Commanders and leaders
- Iyad ag Ghali: Unknown

Strength
- ~700: Unknown

Casualties and losses
- 100 (per ISGS): 73+ (per JNIM)

= December 2022 Ménaka region clashes =

Armed conflict in Gao Region, Mali

Between December 3 and 10, 2022, militants from Islamic State in the Greater Sahara and al-Qaeda-linked Jama'at Nasr al-Islam wal Muslimin clashed in eastern Mali, at the river between the towns of Tadjalalt and Haroum.

== Prelude ==

While originally allies against the Malian government throughout the Mali War, since 2020 JNIM and ISGS have clashed in Mali due to ideological differences. In March 2022, ISGS went on an offensive against the Malian government, Tuareg rebels, and JNIM. In May 2022, the two groups agreed to a truce, although this truce expired sometime in September. Clashes between ISGS and JNIM in particular escalated in November, with fighting in Gao and Timbuktu regions killing an unknown amount of fighters. A Tuareg source speaking to Le Monde stated that JNIM usually sends soldiers out one wave at a time, with each wave containing around 700 soldiers.

== Battle ==
In the rural village of N'Tillit, fighting began on December 3 between the two groups, with 583 households being displaced. On December 4, clashes flared up in the village of Tin Djiridjitane, with JNIM capturing the ISGS base of Fitili. These clashes were just 15 kilometers away from a Malian army base in Tessit. The commander of a local Tuareg militia, Fahad Ag al-Mahmoud, claimed the battle near Fitili inflicted heavy casualties on both sides, with JNIM ultimately winning. al-Mahmoud alleged that following the battle, the remnants of the ISGS fighters dispersed, and JNIM committed massacres on December 5 in the towns of Idarfan and Alabadje, killing around 70 people.
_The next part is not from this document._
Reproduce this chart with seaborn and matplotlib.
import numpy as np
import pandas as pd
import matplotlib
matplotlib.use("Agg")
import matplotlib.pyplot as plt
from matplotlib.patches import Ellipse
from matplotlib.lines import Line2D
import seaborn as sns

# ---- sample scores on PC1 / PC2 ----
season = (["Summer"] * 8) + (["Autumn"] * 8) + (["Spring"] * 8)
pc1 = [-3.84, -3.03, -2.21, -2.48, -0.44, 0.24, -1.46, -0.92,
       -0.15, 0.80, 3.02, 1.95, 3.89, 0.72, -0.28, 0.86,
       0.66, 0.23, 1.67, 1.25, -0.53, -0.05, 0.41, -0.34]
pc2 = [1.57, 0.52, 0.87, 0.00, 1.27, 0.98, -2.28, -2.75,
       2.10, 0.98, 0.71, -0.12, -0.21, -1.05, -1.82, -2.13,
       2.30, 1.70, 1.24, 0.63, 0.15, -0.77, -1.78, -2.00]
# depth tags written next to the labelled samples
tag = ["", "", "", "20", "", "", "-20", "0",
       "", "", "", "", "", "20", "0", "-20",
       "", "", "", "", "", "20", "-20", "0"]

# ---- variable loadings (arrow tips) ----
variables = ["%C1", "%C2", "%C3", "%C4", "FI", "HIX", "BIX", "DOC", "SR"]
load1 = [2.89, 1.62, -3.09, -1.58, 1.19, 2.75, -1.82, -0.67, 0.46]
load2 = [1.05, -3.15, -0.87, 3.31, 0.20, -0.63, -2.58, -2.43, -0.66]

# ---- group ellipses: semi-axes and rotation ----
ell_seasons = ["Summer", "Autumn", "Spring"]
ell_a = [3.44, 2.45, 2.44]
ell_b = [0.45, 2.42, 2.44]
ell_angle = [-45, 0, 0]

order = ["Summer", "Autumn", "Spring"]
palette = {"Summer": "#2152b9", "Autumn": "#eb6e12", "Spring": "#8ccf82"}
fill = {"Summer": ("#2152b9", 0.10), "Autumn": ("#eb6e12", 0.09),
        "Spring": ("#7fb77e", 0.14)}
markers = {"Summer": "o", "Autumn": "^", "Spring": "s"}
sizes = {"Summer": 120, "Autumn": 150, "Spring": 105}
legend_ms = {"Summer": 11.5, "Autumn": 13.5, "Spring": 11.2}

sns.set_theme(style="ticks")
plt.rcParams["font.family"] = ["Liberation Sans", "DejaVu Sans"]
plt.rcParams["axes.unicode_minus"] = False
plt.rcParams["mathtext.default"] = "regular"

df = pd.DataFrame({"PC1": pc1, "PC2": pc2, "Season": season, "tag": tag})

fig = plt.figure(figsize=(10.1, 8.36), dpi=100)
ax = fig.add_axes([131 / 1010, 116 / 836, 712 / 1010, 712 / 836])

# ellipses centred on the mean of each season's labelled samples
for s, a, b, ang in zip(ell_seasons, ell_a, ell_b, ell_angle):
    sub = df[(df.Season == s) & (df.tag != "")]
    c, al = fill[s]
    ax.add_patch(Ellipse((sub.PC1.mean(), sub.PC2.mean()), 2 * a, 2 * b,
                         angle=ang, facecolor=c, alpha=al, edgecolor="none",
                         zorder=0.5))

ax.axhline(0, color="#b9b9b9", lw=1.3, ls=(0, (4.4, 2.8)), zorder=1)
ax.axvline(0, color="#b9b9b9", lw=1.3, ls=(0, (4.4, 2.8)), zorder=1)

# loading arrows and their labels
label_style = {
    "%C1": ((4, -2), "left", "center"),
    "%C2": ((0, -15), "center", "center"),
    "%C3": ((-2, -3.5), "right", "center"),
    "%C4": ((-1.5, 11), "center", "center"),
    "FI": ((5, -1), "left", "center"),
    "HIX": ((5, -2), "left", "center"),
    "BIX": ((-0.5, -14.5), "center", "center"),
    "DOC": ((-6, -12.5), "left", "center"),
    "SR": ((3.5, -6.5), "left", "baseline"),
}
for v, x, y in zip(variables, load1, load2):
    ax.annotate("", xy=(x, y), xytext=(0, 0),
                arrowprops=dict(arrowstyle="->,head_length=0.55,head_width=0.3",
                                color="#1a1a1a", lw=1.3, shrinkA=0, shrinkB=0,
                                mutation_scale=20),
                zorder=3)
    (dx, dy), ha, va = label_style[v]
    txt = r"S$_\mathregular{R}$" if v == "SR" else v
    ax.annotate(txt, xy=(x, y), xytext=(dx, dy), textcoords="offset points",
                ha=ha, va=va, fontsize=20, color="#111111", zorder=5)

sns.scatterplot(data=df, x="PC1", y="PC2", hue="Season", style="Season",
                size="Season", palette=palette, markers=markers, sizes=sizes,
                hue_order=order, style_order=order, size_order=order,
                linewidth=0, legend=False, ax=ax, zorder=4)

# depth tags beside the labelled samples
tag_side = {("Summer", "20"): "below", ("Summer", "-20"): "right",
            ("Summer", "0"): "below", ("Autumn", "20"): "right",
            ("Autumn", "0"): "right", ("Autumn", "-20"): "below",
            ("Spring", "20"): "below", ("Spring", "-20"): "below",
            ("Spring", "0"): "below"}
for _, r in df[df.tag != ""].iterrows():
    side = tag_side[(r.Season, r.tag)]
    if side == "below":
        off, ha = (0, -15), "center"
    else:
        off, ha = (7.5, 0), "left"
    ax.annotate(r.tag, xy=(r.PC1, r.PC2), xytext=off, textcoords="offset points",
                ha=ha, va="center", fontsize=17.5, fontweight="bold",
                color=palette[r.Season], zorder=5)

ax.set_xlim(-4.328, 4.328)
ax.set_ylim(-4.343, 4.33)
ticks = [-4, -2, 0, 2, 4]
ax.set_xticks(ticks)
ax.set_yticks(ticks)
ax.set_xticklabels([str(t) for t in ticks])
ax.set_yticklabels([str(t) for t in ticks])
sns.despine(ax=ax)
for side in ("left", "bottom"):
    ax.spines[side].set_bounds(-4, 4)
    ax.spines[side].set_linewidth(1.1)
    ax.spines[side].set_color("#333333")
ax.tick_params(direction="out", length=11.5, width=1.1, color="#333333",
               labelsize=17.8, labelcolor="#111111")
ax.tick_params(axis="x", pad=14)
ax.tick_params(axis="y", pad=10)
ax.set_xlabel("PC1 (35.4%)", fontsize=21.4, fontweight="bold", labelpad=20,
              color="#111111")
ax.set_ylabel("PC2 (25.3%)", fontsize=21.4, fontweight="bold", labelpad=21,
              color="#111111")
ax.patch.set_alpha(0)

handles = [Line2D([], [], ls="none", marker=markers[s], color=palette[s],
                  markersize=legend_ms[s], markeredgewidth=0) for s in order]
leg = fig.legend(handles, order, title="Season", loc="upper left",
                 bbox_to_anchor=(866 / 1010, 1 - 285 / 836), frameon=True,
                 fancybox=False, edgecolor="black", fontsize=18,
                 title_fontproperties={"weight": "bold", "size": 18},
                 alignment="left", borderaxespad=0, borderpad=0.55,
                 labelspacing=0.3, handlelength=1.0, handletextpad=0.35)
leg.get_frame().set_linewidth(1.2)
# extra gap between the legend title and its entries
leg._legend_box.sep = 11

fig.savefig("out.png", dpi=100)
Clashes resumed between the two groups in the villages of Tadjalalt and Haroum on December 7, with the battles being the heaviest of the clashes. In the battle, A Malian air force jet was alleged to have flown over the battlefield during the battle. Fighting in the towns lasted until December 10, with JNIM claiming to have killed over seventy-three ISGS fighters in Haroum alone. Conversely, ISGS claimed to have killed a hundred JNIM soldiers. Due to the heavy losses from the battles, both jihadist groups returned to their positions by the Malian-Burkinabe and Nigerien-Malian borders. Low-intensity skirmishes continued until December 13.